Speaking of the communities, why would we be exploring the most “fragile” environments for materials and then utilizing said materials back in the United States? Why not think locally? Why not think in terms of accessible and prevalent materials? Perhaps part of the point of the show is to demonstrate how a community might grow economically, but the projects themselves seem to contradict that. (I’m exaggerating a little. Two of the projects harvested materials from the U.S. Maya Lin found sustainably harvested trees in Maine and Christien Meinderstma used sheep’s wool in Idaho to make rugs, as seen above. Both of these designers seemed genuinely invested in their missions here.)

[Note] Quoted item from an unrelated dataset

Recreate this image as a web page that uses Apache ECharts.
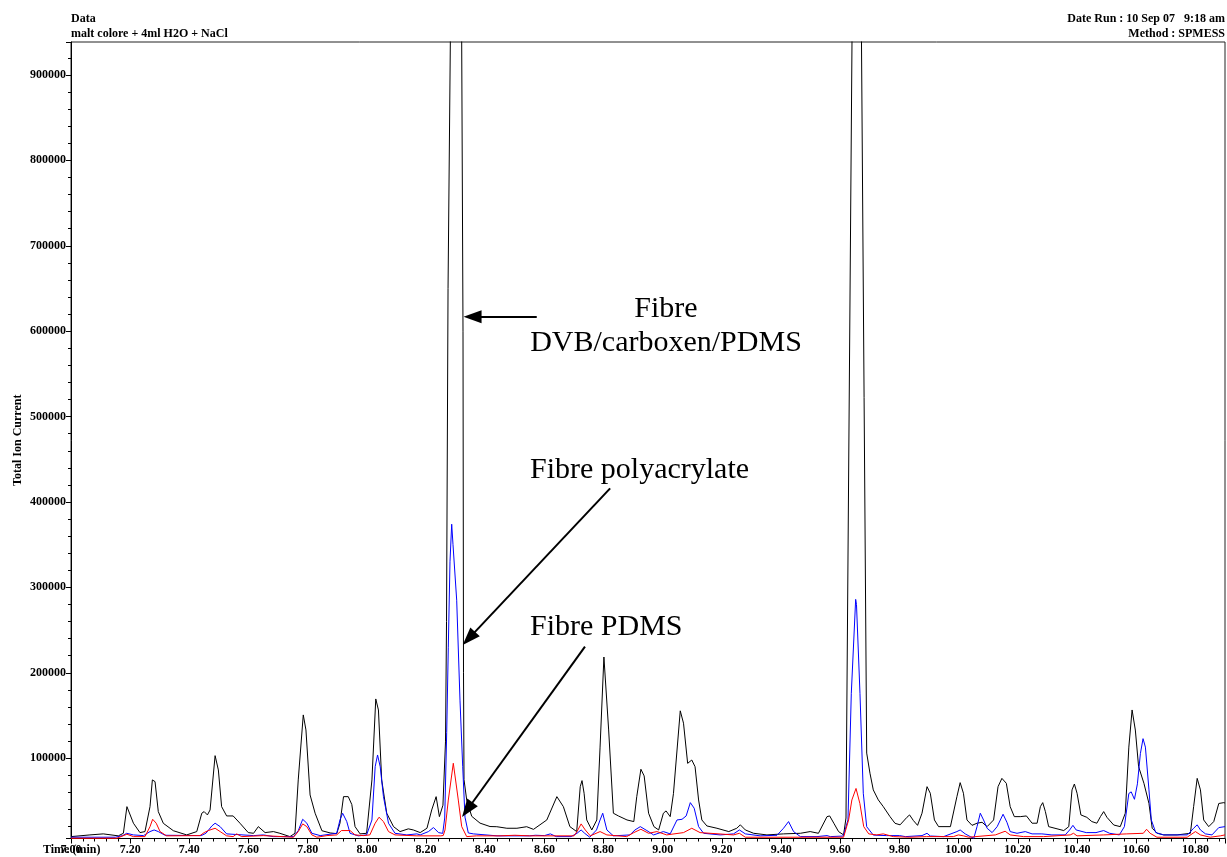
<!DOCTYPE html>
<html>
<head>
<meta charset="utf-8">
<title>malt colore - TIC</title>
<script src="https://cdn.jsdelivr.net/npm/echarts@6/dist/echarts.min.js"></script>
<style>
  html, body {margin: 0; padding: 0; background: #fff;}
  #chart {width: 1227px; height: 857px;}
</style>
</head>
<body>
<div id="chart"></div>
<script>
// time (min), total ion current
const dvbTrace = [
  [7.000, 8200], [7.064, 10200], [7.109, 11400], [7.160, 9100], [7.177, 12100], [7.189, 43300], [7.211, 23900],
  [7.233, 12900], [7.250, 14100], [7.267, 43300], [7.275, 74600], [7.284, 72600], [7.295, 37500], [7.312, 23800],
  [7.346, 15100], [7.391, 10200], [7.425, 14100], [7.442, 35600], [7.450, 37500], [7.461, 33600], [7.470, 39400],
  [7.487, 103000], [7.498, 86300], [7.509, 43300], [7.526, 32400], [7.548, 32400], [7.571, 23900], [7.599, 12900],
  [7.617, 12100], [7.633, 19900], [7.639, 20700], [7.656, 12900], [7.684, 14100], [7.706, 12100], [7.740, 8200],
  [7.757, 12100], [7.768, 74600], [7.785, 150700], [7.794, 133100], [7.808, 57000], [7.825, 35600], [7.848, 15100],
  [7.876, 12500], [7.898, 11700], [7.909, 23900], [7.921, 55000], [7.937, 55000], [7.949, 45800], [7.960, 19900],
  [7.977, 11400], [7.999, 12100], [8.017, 74600], [8.030, 169400], [8.039, 156500], [8.050, 74600], [8.067, 35600],
  [8.090, 19900], [8.112, 14100], [8.140, 17300], [8.157, 16000], [8.180, 12900], [8.203, 18000], [8.219, 39400],
  [8.234, 55000], [8.245, 31600], [8.257, 45000], [8.2657, 120000], [8.2691, 260000], [8.2742, 650000],
  [8.2820, 938600], [8.3013, 1500000], [8.3204, 938600], [8.3248, 600000], [8.3265, 200000], [8.3282, 75000],
  [8.3373, 51000], [8.3542, 32000], [8.3823, 24000], [8.4161, 20000], [8.439, 19800], [8.473, 18000], [8.507, 18000],
  [8.540, 19800], [8.563, 16700], [8.608, 27700], [8.642, 55000], [8.664, 43300], [8.686, 19900], [8.709, 14100],
  [8.721, 66700], [8.727, 73800], [8.734, 59000], [8.743, 27700], [8.760, 16000], [8.777, 27700], [8.788, 113000],
  [8.801, 218500], [8.817, 133100], [8.833, 35600], [8.850, 32400], [8.879, 27700], [8.902, 25800], [8.912, 55000],
  [8.926, 87100], [8.937, 79300], [8.952, 35600], [8.970, 19900], [8.986, 16000], [9.002, 35600], [9.011, 38300],
  [9.025, 31600], [9.036, 58500], [9.059, 155500], [9.070, 141000], [9.084, 94000], [9.098, 97900], [9.109, 90100],
  [9.121, 51100], [9.132, 27700], [9.149, 20700], [9.183, 18000], [9.223, 14100], [9.250, 18000], [9.262, 22000],
  [9.279, 16000], [9.307, 12100], [9.352, 10200], [9.408, 11400], [9.465, 12100], [9.498, 14100], [9.526, 12100],
  [9.555, 31600], [9.564, 32400], [9.578, 23900], [9.594, 14100], [9.611, 10200], [9.6157, 12100], [9.6191, 30000],
  [9.6394, 938600], [9.6546, 1500000], [9.6715, 938600], [9.6891, 106000], [9.7002, 82400], [9.7114, 62900],
  [9.7283, 51200], [9.7452, 43300], [9.7679, 31600], [9.7848, 23800], [9.802, 22000], [9.825, 30800], [9.834, 33600],
  [9.847, 27000], [9.861, 21400], [9.876, 35600], [9.893, 66700], [9.904, 59000], [9.918, 27700], [9.932, 19900],
  [9.972, 19900], [9.994, 55000], [10.005, 71400], [10.016, 59000], [10.028, 27700], [10.045, 21400], [10.062, 23900],
  [10.079, 25000], [10.096, 19900], [10.118, 27700], [10.133, 66700], [10.146, 76400], [10.161, 70600], [10.174, 43300],
  [10.188, 31600], [10.208, 31600], [10.229, 32400], [10.248, 23900], [10.265, 23900], [10.276, 43300], [10.284, 48000],
  [10.293, 37500], [10.304, 19900], [10.355, 15300], [10.372, 19900], [10.383, 62900], [10.391, 69800], [10.400, 59000],
  [10.413, 33600], [10.433, 30800], [10.450, 25800], [10.467, 23900], [10.479, 31600], [10.490, 37500], [10.501, 30800],
  [10.524, 21800], [10.546, 19900], [10.563, 35600], [10.575, 113000], [10.586, 156500], [10.597, 133000],
  [10.608, 90100], [10.626, 70600], [10.643, 47000], [10.654, 18000], [10.671, 12100], [10.693, 10200], [10.738, 10200],
  [10.783, 12100], [10.794, 43300], [10.806, 76400], [10.817, 62900], [10.828, 27700], [10.845, 19900], [10.862, 25800],
  [10.879, 47000], [10.896, 48000], [10.900, 47500]
]

const polyacrylateTrace = [
  [7.000, 7500], [7.150, 7500], [7.175, 9400], [7.188, 12100], [7.211, 10200], [7.245, 9400], [7.267, 14100],
  [7.281, 16000], [7.295, 14100], [7.318, 9800], [7.440, 9400], [7.456, 12100], [7.476, 20700], [7.487, 23900],
  [7.504, 19900], [7.526, 11400], [7.617, 9400], [7.650, 10200], [7.684, 8200], [7.752, 8200], [7.768, 15100],
  [7.783, 28500], [7.797, 23900], [7.814, 12100], [7.842, 9400], [7.898, 12100], [7.909, 27700], [7.918, 35600],
  [7.932, 25800], [7.943, 12100], [7.971, 9100], [7.999, 10200], [8.017, 27700], [8.028, 90100], [8.036, 103800],
  [8.045, 90100], [8.056, 55000], [8.073, 23900], [8.095, 12100], [8.135, 10200], [8.169, 11400], [8.180, 10200],
  [8.208, 14100], [8.225, 18800], [8.242, 12900], [8.2562, 12000], [8.2630, 30000], [8.2697, 130000],
  [8.2751, 230000], [8.2808, 330000], [8.2866, 374000], [8.2910, 350000], [8.3035, 285000], [8.3146, 168000],
  [8.3238, 90000], [8.3315, 31000], [8.3427, 12500], [8.360, 11400], [8.440, 9100], [8.550, 9100], [8.570, 9800],
  [8.600, 9400], [8.620, 11400], [8.640, 8200], [8.690, 8200], [8.710, 12100], [8.724, 16000], [8.736, 12100],
  [8.753, 7500], [8.776, 16000], [8.788, 27700], [8.797, 35600], [8.811, 16000], [8.833, 9100], [8.889, 10200],
  [8.906, 16000], [8.924, 19900], [8.946, 15300], [8.969, 10200], [9.002, 14100], [9.025, 11400], [9.048, 27700],
  [9.065, 28500], [9.079, 32400], [9.093, 48000], [9.106, 41500], [9.121, 19900], [9.138, 12100], [9.194, 10200],
  [9.239, 11400], [9.259, 16000], [9.279, 11400], [9.329, 9100], [9.386, 9800], [9.408, 18000], [9.425, 25800],
  [9.442, 14100], [9.465, 8200], [9.521, 8200], [9.555, 9400], [9.566, 8200], [9.610, 8900], [9.6157, 9400],
  [9.6258, 27700], [9.6371, 176000], [9.6518, 286000], [9.6546, 280000], [9.6664, 176000], [9.6776, 59000],
  [9.6891, 19800], [9.7114, 10000], [9.756, 9400], [9.800, 9400], [9.820, 8200], [9.876, 9400], [9.893, 12100],
  [9.904, 8900], [9.949, 8200], [9.994, 14100], [10.005, 16000], [10.022, 11400], [10.039, 8200], [10.051, 6300],
  [10.062, 19900], [10.073, 35600], [10.084, 27700], [10.096, 18000], [10.113, 12900], [10.130, 19900],
  [10.150, 34400], [10.163, 25000], [10.174, 14100], [10.197, 12100], [10.225, 14100], [10.248, 11400],
  [10.281, 11400], [10.315, 10200], [10.360, 10200], [10.375, 16000], [10.386, 21400], [10.397, 16000],
  [10.431, 12900], [10.464, 12900], [10.490, 15300], [10.510, 12100], [10.543, 10200], [10.560, 19900],
  [10.575, 58700], [10.583, 60600], [10.594, 51900], [10.604, 70000], [10.614, 105300], [10.623, 122900],
  [10.631, 113000], [10.643, 62900], [10.651, 27700], [10.666, 12900], [10.693, 10200], [10.773, 10200],
  [10.794, 18000], [10.806, 22000], [10.817, 16000], [10.834, 11400], [10.856, 10200], [10.879, 18800],
  [10.900, 19900]
]

const pdmsTrace = [
  [7.000, 6300], [7.155, 6300], [7.189, 11000], [7.211, 8200], [7.250, 8200], [7.267, 19900], [7.276, 28500],
  [7.288, 23900], [7.301, 14100], [7.323, 9100], [7.436, 9400], [7.450, 12900], [7.464, 15300], [7.487, 18000],
  [7.504, 14100], [7.526, 9100], [7.548, 8200], [7.560, 11400], [7.577, 8200], [7.650, 9400], [7.752, 7500],
  [7.768, 14100], [7.783, 23100], [7.797, 19900], [7.814, 10200], [7.831, 7500], [7.865, 9400], [7.898, 10200],
  [7.914, 15300], [7.943, 15300], [7.960, 10200], [7.988, 9400], [8.010, 10200], [8.028, 23900], [8.041, 30900],
  [8.056, 25800], [8.073, 14100], [8.095, 10200], [8.169, 9100], [8.250, 9100], [8.258, 9500], [8.264, 16000],
  [8.2751, 51000], [8.2920, 94100], [8.3089, 51000], [8.3204, 20000], [8.3373, 8200], [8.370, 9100], [8.450, 9100],
  [8.500, 9800], [8.550, 9100], [8.700, 9100], [8.710, 14100], [8.724, 23100], [8.738, 16000], [8.755, 9100],
  [8.788, 14100], [8.811, 10200], [8.878, 8200], [8.902, 12900], [8.926, 16800], [8.952, 12100], [8.980, 14100],
  [9.013, 10200], [9.070, 12900], [9.098, 18000], [9.126, 12900], [9.239, 10200], [9.259, 12100], [9.279, 7500],
  [9.611, 7500], [9.628, 27700], [9.639, 51100], [9.653, 64600], [9.666, 47000], [9.679, 19900], [9.696, 11400],
  [9.723, 10200], [9.745, 11400], [9.779, 8200], [9.835, 7500], [9.891, 8200], [9.982, 8200], [9.999, 10200],
  [10.016, 9100], [10.034, 7500], [10.124, 10200], [10.157, 14500], [10.174, 10200], [10.219, 8200], [10.287, 8200],
  [10.377, 10200], [10.388, 12100], [10.400, 9100], [10.490, 10200], [10.568, 11400], [10.624, 12100],
  [10.635, 16800], [10.647, 12100], [10.670, 7500], [10.772, 7500], [10.800, 14100], [10.817, 10200], [10.850, 7500],
  [10.884, 9100], [10.900, 10200]
]

// annotation arrows, [from, to] in axis units
const annotationArrows = [
  [[8.574, 616900], [8.357, 616900]],
  [[8.822, 416000], [8.3447, 240300]],
  [[8.737, 230600], [8.3393, 39700]]
]

const fibreLabels = ['Fibre', 'DVB/carboxen/PDMS', 'Fibre polyacrylate', 'Fibre PDMS']

const serif = '"Liberation Serif", "Times New Roman", serif'
const smallFont = 'bold 12px ' + serif
const bigFont = '30px ' + serif

const chart = echarts.init(document.getElementById('chart'))

function headText(text, x, y, align) {
  return {
    type: 'text', x: x, y: y, silent: true,
    style: {text: text, font: smallFont, fill: '#000', textAlign: align, textVerticalAlign: 'middle'}
  }
}

function bigText(text, x, y, align) {
  return {
    type: 'text', x: x, y: y, silent: true,
    style: {text: text, font: bigFont, fill: '#000', textAlign: align, textVerticalAlign: 'middle'}
  }
}

const traceSeries = (name, data, color) => ({
  name: name,
  type: 'line',
  data: data,
  showSymbol: false,
  symbol: 'none',
  clip: true,
  lineStyle: {color: color, width: 1},
  emphasis: {disabled: true},
  silent: true
})

const dvbSeries = traceSeries('DVB/carboxen/PDMS', dvbTrace, '#000000')
dvbSeries.markLine = {
  silent: true,
  symbol: ['none', 'triangle'],
  symbolSize: [13, 18],
  label: {show: false},
  lineStyle: {color: '#000', width: 2, type: 'solid'},
  emphasis: {disabled: true},
  data: annotationArrows.map(a => [{coord: a[0]}, {coord: a[1]}])
}

chart.setOption({
  animation: false,
  backgroundColor: '#fff',
  grid: {
    left: 71, right: 2, top: 42, bottom: 18.5,
    outerBoundsMode: 'none',
    containLabel: false,
    show: true, borderColor: '#222', borderWidth: 1, backgroundColor: '#fff'
  },
  xAxis: {
    type: 'value',
    min: 7,
    max: 10.9,
    interval: 0.2,
    axisLine: {onZero: false, lineStyle: {color: '#000', width: 1}},
    axisTick: {show: true, length: 5, lineStyle: {color: '#000'}},
    minorTick: {show: true, splitNumber: 5, length: 3, lineStyle: {color: '#000'}},
    splitLine: {show: false},
    axisLabel: {
      margin: 5,
      showMaxLabel: false,
      color: '#000', fontFamily: serif, fontWeight: 'bold', fontSize: 12,
      formatter: v => v.toFixed(2)
    }
  },
  yAxis: {
    type: 'value',
    min: 6000,
    max: 938600,
    splitNumber: 9,
    name: 'Total Ion Current',
    nameLocation: 'middle',
    nameGap: 47,
    nameMoveOverlap: false,
    nameTextStyle: {color: '#000', fontFamily: serif, fontWeight: 'bold', fontSize: 12},
    axisLine: {show: true, lineStyle: {color: '#000', width: 1}},
    axisTick: {show: true, length: 5, lineStyle: {color: '#000'}},
    minorTick: {show: true, splitNumber: 5, length: 3, lineStyle: {color: '#000'}},
    splitLine: {show: false},
    axisLabel: {
      margin: 5,
      showMinLabel: false,
      showMaxLabel: false,
      color: '#000', fontFamily: serif, fontWeight: 'bold', fontSize: 12,
      formatter: v => String(v)
    }
  },
  series: [
    dvbSeries,
    traceSeries('polyacrylate', polyacrylateTrace, '#0000ff'),
    traceSeries('PDMS', pdmsTrace, '#ff0000')
  ],
  graphic: [
    headText('Data', 71, 19, 'left'),
    headText('malt colore + 4ml H2O + NaCl', 71, 34, 'left'),
    headText('Date Run : 10 Sep 07   9:18 am', 1225, 19, 'right'),
    headText('Method : SPMESS', 1225, 34, 'right'),
    headText('Time (min)', 43, 850, 'left'),
    bigText(fibreLabels[0], 666, 309, 'center'),
    bigText(fibreLabels[1], 666, 343, 'center'),
    bigText(fibreLabels[2], 530, 470, 'left'),
    bigText(fibreLabels[3], 530, 627, 'left')
  ]
})
</script>
</body>
</html>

Surprisingly few people have examined this show critically, as far as I can tell. Even NPR gave more of a promotional advertisement than an investigation of the meaning behind this show’s existence. In an interview for ID Magazine, R.I.P, Abbott Miller, a designer in the show, and Ellen Lupton, a curator for the museum and designer herself, noted that the show was meant to be open-ended, to be inconclusive. So, my question to the you is: do you accept the ideology of this show? Is this good enough? Is inconclusiveness regarding the environment an acceptable response to the knowledge of today’s world? And, am I missing something?